* **What to work on**: Search the material for the string "React", then return every line where it is found.

* **Supplied information**:

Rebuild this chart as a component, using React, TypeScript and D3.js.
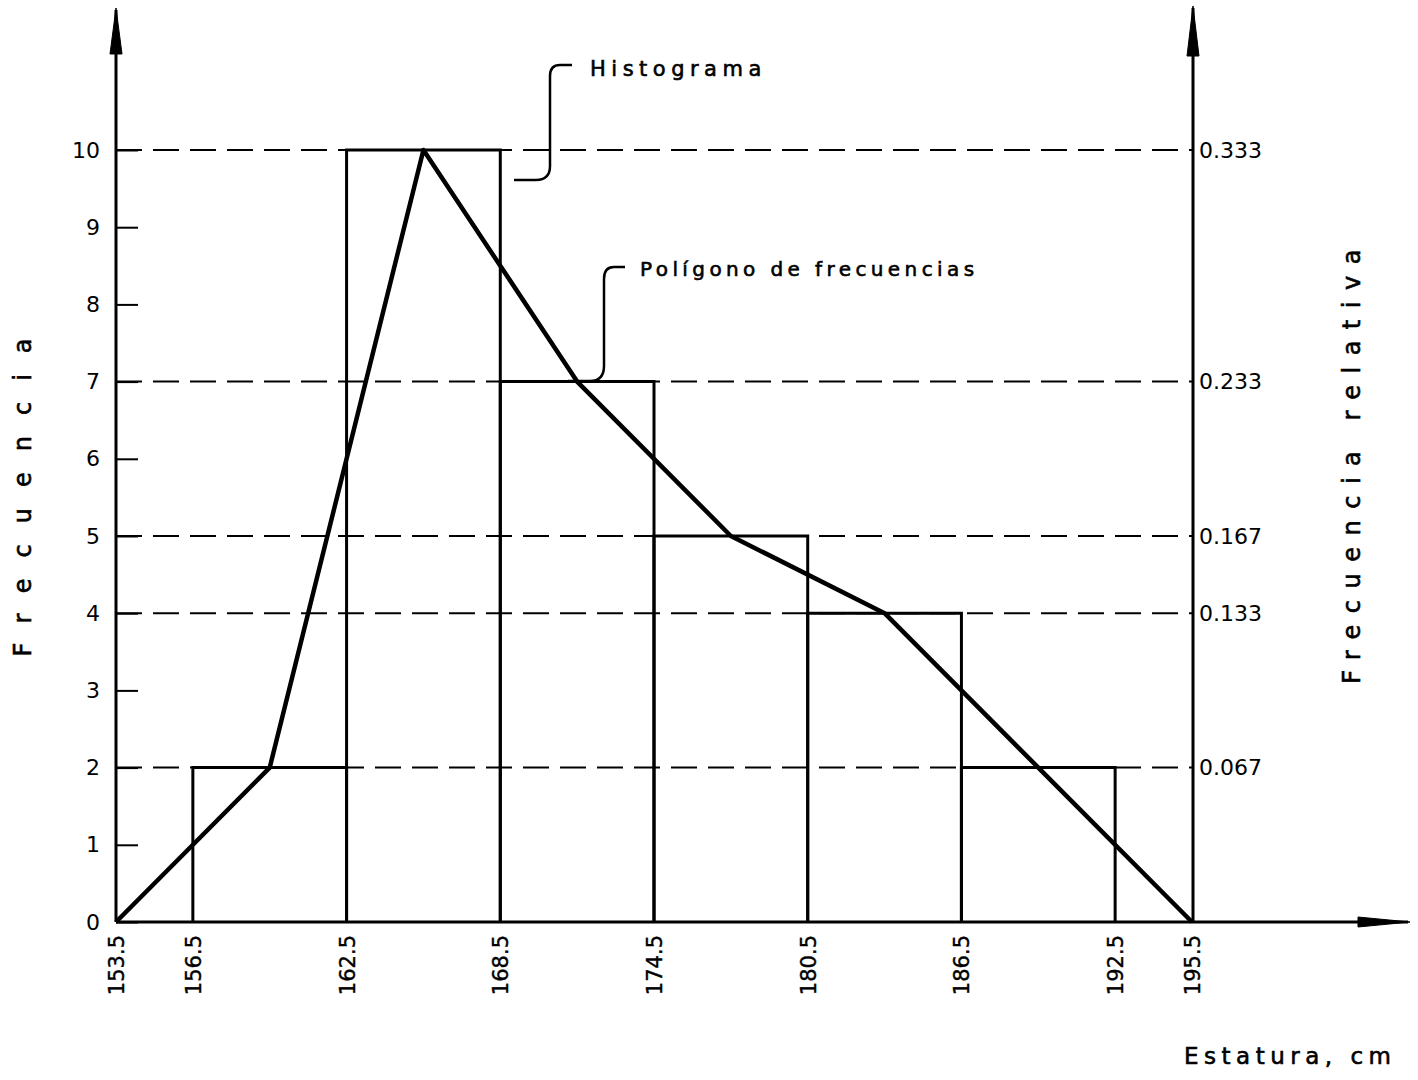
import React, { useRef, useEffect } from "react";
import * as d3 from "d3";

// histogram classes (estatura, cm)
const binStart = [156.5, 162.5, 168.5, 174.5, 180.5, 186.5];
const binEnd = [162.5, 168.5, 174.5, 180.5, 186.5, 192.5];
const binFreq = [2, 10, 7, 5, 4, 2];

// frequency polygon (class marks, closed at both ends)
const polyX = [153.5, 159.5, 165.5, 171.5, 177.5, 183.5, 189.5, 195.5];
const polyFreq = [0, 2, 10, 7, 5, 4, 2, 0];

const xTicks = [153.5, 156.5, 162.5, 168.5, 174.5, 180.5, 186.5, 192.5, 195.5];
const yTicks = [0, 1, 2, 3, 4, 5, 6, 7, 8, 9, 10];
const dashLevels = [2, 4, 5, 7, 10];
const relLabels = ["0.067", "0.133", "0.167", "0.233", "0.333"];

const FONT = "'DejaVu Sans', sans-serif";

function App() {
  const svgRef = useRef<SVGSVGElement>(null);

  useEffect(() => {
    const width = 1418, height = 1080;
    const x0 = 116, x1 = 1192, yBase = 922, yTop = 150;

    const xScale = d3.scaleLinear().domain([153.5, 195.5]).range([x0, x1]);
    const yScale = d3.scaleLinear().domain([0, 10]).range([yBase, yTop]);

    const svg = d3.select(svgRef.current);
    svg.selectAll("*").remove();
    svg.attr("width", width).attr("height", height);

    svg.append("rect").attr("width", width).attr("height", height).attr("fill", "#fff");

    // dashed guide lines
    svg.selectAll(".dash")
      .data(dashLevels)
      .join("line")
        .attr("x1", x0)
        .attr("x2", x1)
        .attr("y1", d => yScale(d))
        .attr("y2", d => yScale(d))
        .attr("stroke", "#000")
        .attr("stroke-width", 2)
        .attr("stroke-dasharray", "26 11");

    // histogram bars (outlines)
    const bins = binFreq.map((f, i) => ({ a: binStart[i], b: binEnd[i], f }));
    svg.selectAll(".bar")
      .data(bins)
      .join("path")
        .attr("d", d => `M${xScale(d.a)},${yBase}V${yScale(d.f)}H${xScale(d.b)}V${yBase}`)
        .attr("fill", "none")
        .attr("stroke", "#000")
        .attr("stroke-width", 3);

    // left axis
    const yAxis = d3.axisLeft(yScale).tickValues(yTicks).tickSize(-22).tickPadding(16);
    const gy = svg.append("g").attr("transform", `translate(${x0},0)`).call(yAxis);
    gy.select(".domain").remove();
    gy.selectAll("line").attr("stroke-width", 2);
    gy.selectAll("text").attr("font-family", FONT).attr("font-size", 22).attr("fill", "#000");

    // right axis
    const yAxisR = d3.axisRight(yScale)
      .tickValues(dashLevels)
      .tickSize(0)
      .tickPadding(7)
      .tickFormat((d, i) => relLabels[i]);
    const gr = svg.append("g").attr("transform", `translate(${x1},0)`).call(yAxisR);
    gr.select(".domain").remove();
    gr.selectAll("text").attr("font-family", FONT).attr("font-size", 22).attr("fill", "#000");

    // bottom axis, rotated labels
    const xAxis = d3.axisBottom(xScale).tickValues(xTicks).tickSize(0).tickFormat(d3.format(".1f"));
    const gx = svg.append("g").attr("transform", `translate(0,${yBase})`).call(xAxis);
    gx.select(".domain").remove();
    gx.selectAll("text")
      .attr("transform", "rotate(-90)")
      .attr("text-anchor", "end")
      .attr("x", -13)
      .attr("y", 0)
      .attr("dy", "0.36em")
      .attr("font-family", FONT)
      .attr("font-size", 21)
      .attr("fill", "#000")
      .attr("stroke", "#000")
      .attr("stroke-width", 0.4);

    // axis lines with arrows
    const axes = svg.append("g").attr("stroke", "#000").attr("stroke-width", 3).attr("fill", "#000");
    axes.append("line").attr("x1", x0).attr("x2", x0).attr("y1", yBase).attr("y2", 10);
    axes.append("line").attr("x1", x1 + 1).attr("x2", x1 + 1).attr("y1", yBase).attr("y2", 8);
    axes.append("line").attr("x1", x0).attr("x2", 1408).attr("y1", yBase).attr("y2", yBase);
    axes.append("path").attr("stroke-width", 1)
      .attr("d", `M${x0},8L${x0 + 6},54L${x0 - 6},54Z`);
    axes.append("path").attr("stroke-width", 1)
      .attr("d", `M${x1 + 1},6L${x1 + 7},56L${x1 - 5},56Z`);
    axes.append("path").attr("stroke-width", 1)
      .attr("d", `M1410,${yBase}L1358,${yBase - 5}L1358,${yBase + 5}Z`);

    // frequency polygon
    const line = d3.line<number>()
      .x((d, i) => xScale(polyX[i]))
      .y(d => yScale(d));
    svg.append("path")
      .attr("d", line(polyFreq))
      .attr("fill", "none")
      .attr("stroke", "#000")
      .attr("stroke-width", 4.5)
      .attr("stroke-linejoin", "round");

    // annotations
    const ann = svg.append("g").attr("fill", "none").attr("stroke", "#000").attr("stroke-width", 2.5);
    ann.append("path").attr("d", "M572,65H560Q550,65 550,76V166Q550,180 536,180H514");
    ann.append("path").attr("d", "M625,267H614Q604,267 604,279V366Q604,381 590,381H568");

    const txt = svg.append("g").attr("font-family", FONT).attr("fill", "#000")
      .attr("stroke", "#000").attr("stroke-width", 0.6);
    txt.append("text").attr("x", 590).attr("y", 76).attr("font-size", 21)
      .attr("letter-spacing", 5.5).text("Histograma");
    txt.append("text").attr("x", 640).attr("y", 276).attr("font-size", 20)
      .attr("letter-spacing", 4.4).text("Polígono de frecuencias");
    txt.append("text").attr("x", 1184).attr("y", 1064).attr("font-size", 23)
      .attr("letter-spacing", 5.5).text("Estatura, cm");

    txt.append("text")
      .attr("transform", "translate(31,487) rotate(-90)")
      .attr("text-anchor", "middle")
      .attr("font-size", 24)
      .attr("letter-spacing", 21)
      .text("Frecuencia");
    txt.append("text")
      .attr("transform", "translate(1360,461) rotate(-90)")
      .attr("text-anchor", "middle")
      .attr("font-size", 24)
      .attr("letter-spacing", 11.5)
      .text("Frecuencia relativa");
  }, []);

  return (
    <div>
      <svg ref={svgRef} style={{ position: "absolute", left: 0, top: 0 }}></svg>
    </div>
  );
}

export default App;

* **Answer for this exercise**:
Rebuild this chart as a component, using React, TypeScript and D3.js.
import React, { useRef, useEffect } from "react";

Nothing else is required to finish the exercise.